# First >1h ride



## Offline (Jun 20, 2011)

http://www.mapmyride.com/routes/view/42103152

Up until sat, I had never rode more than 60m in the saddle, started out with the idea to do a 100m, but cut it short and ended up with 64m (metric 100 right?)

3 main reasons I cut short:
1. arse was sore from stock trek saddle
2. shoulders and neck were cramping up (I run a low bar which im either going to raise, or get conditioned too)
3. bored 

still.. im glad I did it. Was pretty tired/sore the hours after the ride, did yardwork all sunday, and am only mildy sore today.


----------



## atwabn (Jun 13, 2011)

good for you, it gets easier to ride longer distances the more you do it. I ride 42 miles (to campus and back) 5 days a week and sometimes will do a century on the weekend. It does get easier.


----------



## rdblatch (Jul 20, 2011)

Congrats!! I did my first two centuries this year. Started out with shorter rides and gradually increased the distance weekly. Once I hit about 50 or 60 miles, I learned a few lessons.

Keep in mind I'm still a noob, so take a with a grain of salt -

1) Chamois Butt'r (I like the European style with menthol) is key. One ride with chafing was enough to convince me to use the stuff on EVERY ride from then on.

2) Get a proper fit. My fit specialist had me sit on some sort of foam pad that measured where my sit bones are.......he then recommended a saddle that fit my "arse" better.

3) Find someone to ride with...even if for short bursts. While training for the rides, I rode with a friend. I was a bit faster, but I waited at checkpoints throughout the day and it made the day faster to have someone to at least discuss the ride with. Would be even better if you found a riding partner with similar skills.
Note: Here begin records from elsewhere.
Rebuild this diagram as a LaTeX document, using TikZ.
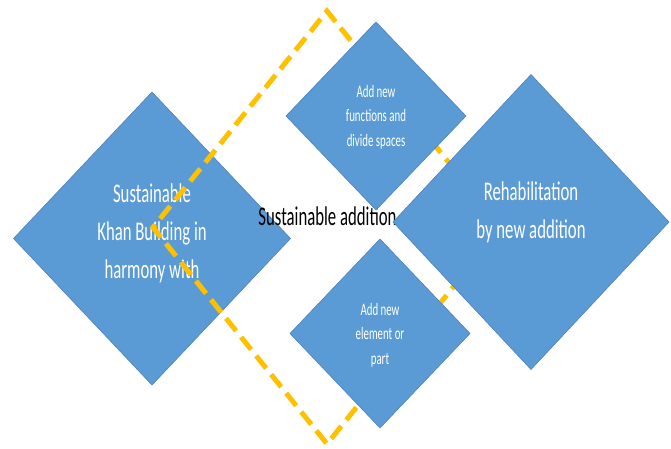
\documentclass[tikz,border=0pt]{standalone}
\usepackage{fontspec}
\setmainfont{Carlito}
\newfontfamily\narrowfont[FakeStretch=0.62]{Carlito}
\usetikzlibrary{shapes.geometric}
\definecolor{boxblue}{HTML}{5B9BD5}
\definecolor{boxline}{HTML}{4F81BD}
\definecolor{dashgold}{HTML}{FFC000}
\begin{document}
\begin{tikzpicture}[x=1pt, y=-1pt,
    block/.style={diamond, fill=boxblue, draw=boxline, line width=0.6pt, inner sep=0pt, outer sep=0pt},
    bigtext/.style={text=white, align=center, font=\narrowfont\fontsize{27}{38}\selectfont},
    smalltext/.style={text=white, align=center, font=\narrowfont\fontsize{17.5}{24.5}\selectfont}]
            \useasboundingbox (0,0) rectangle (671,449);

            \node [block, minimum width=277pt, minimum height=293pt] (L) at (152,238.5) {};
            \node [bigtext] (Lt) at (152,233) {Sustainable\\Khan Building in\\harmony with};

            % dashed frame behind the small blocks
            \node [diamond, draw=dashgold, line width=5pt, dash pattern=on 16pt off 8pt, inner sep=0pt, minimum width=350pt, minimum height=435pt] (D) at (327,227.5) {};

            \node [font=\narrowfont\fontsize{27}{38}\selectfont] (M) at (327.5,216) {Sustainable addition};

            \node [block, minimum width=180pt, minimum height=188pt] (T) at (376,116) {};
            \node [smalltext] (Tt) at (376,117) {Add new\\functions and\\divide spaces};

            \node [block, minimum width=180pt, minimum height=189pt] (B) at (380,333.5) {};
            \node [smalltext] (Bt) at (380,335) {Add new\\element or\\part};

            \node [block, minimum width=276pt, minimum height=295pt] (R) at (531,222) {};
            \node [bigtext] (Rt) at (531,212) {Rehabilitation\\by new addition};
        \end{tikzpicture}
\end{document}
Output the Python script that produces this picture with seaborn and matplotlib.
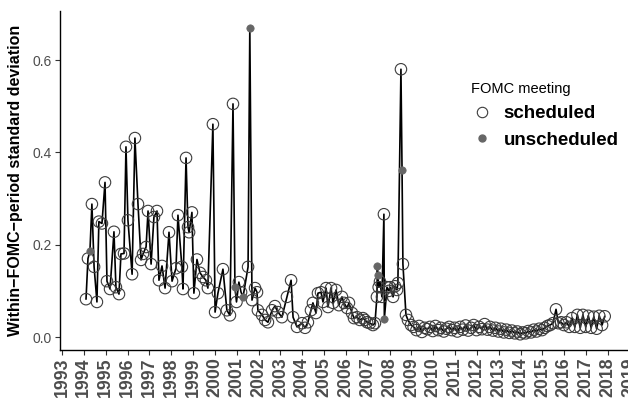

4) Hammer Perpetuem is liquid gold and will keep you going all day.

I know, these are pretty obvious......but they helped me. Good luck.


----------



## ZoSoSwiM (Mar 7, 2008)

Good for you! As you ride more you'll get more comfy riding longer. Eventually riding easy for 4 hours won't be very daunting. Hammering for 4 hours still hurts though... always will. 

You need to change position more and stretch a little on the bike to help avoid and alleviate soreness.. Try to stand more as well. Even if only for 15 seconds or so every 10 minutes. Trust me it helps! Otherwise.. good on ya!


----------



## Offline (Jun 20, 2011)

thanks! Metric Century mapmyride

1. yeah, LBS tuned my bike the day before, mentioned the ride, they gave me a sample and said to use it.. no chaffing which was awesome
2. Im going to in August when im in LA
3. yeah, this one prolly will never happen, and yes around 50 miles in I was bored even with tunes
4. never heard of it..  - I was about as tired as expected, I didn't bonk and had the energy for another 35 miles - when I do this again i'm not going to be stubborn on the climbs and refuse to drop off the 50 ring.. that should help alot

I was stretching./standing/etc.. I run alot of drop on my bars since i'm mainly doing sub 15 mile daily rides.. so it was either a) simply not used to holding the position and upper back/shoulders/neck got pretty tight/sore/crampy or b) when I want to do long rides, raise my bars.

I've already ordered a new saddle.. I think the stock trek seat is pretty hopeless. my sit bones are sore even on my daily 45 min ride.


----------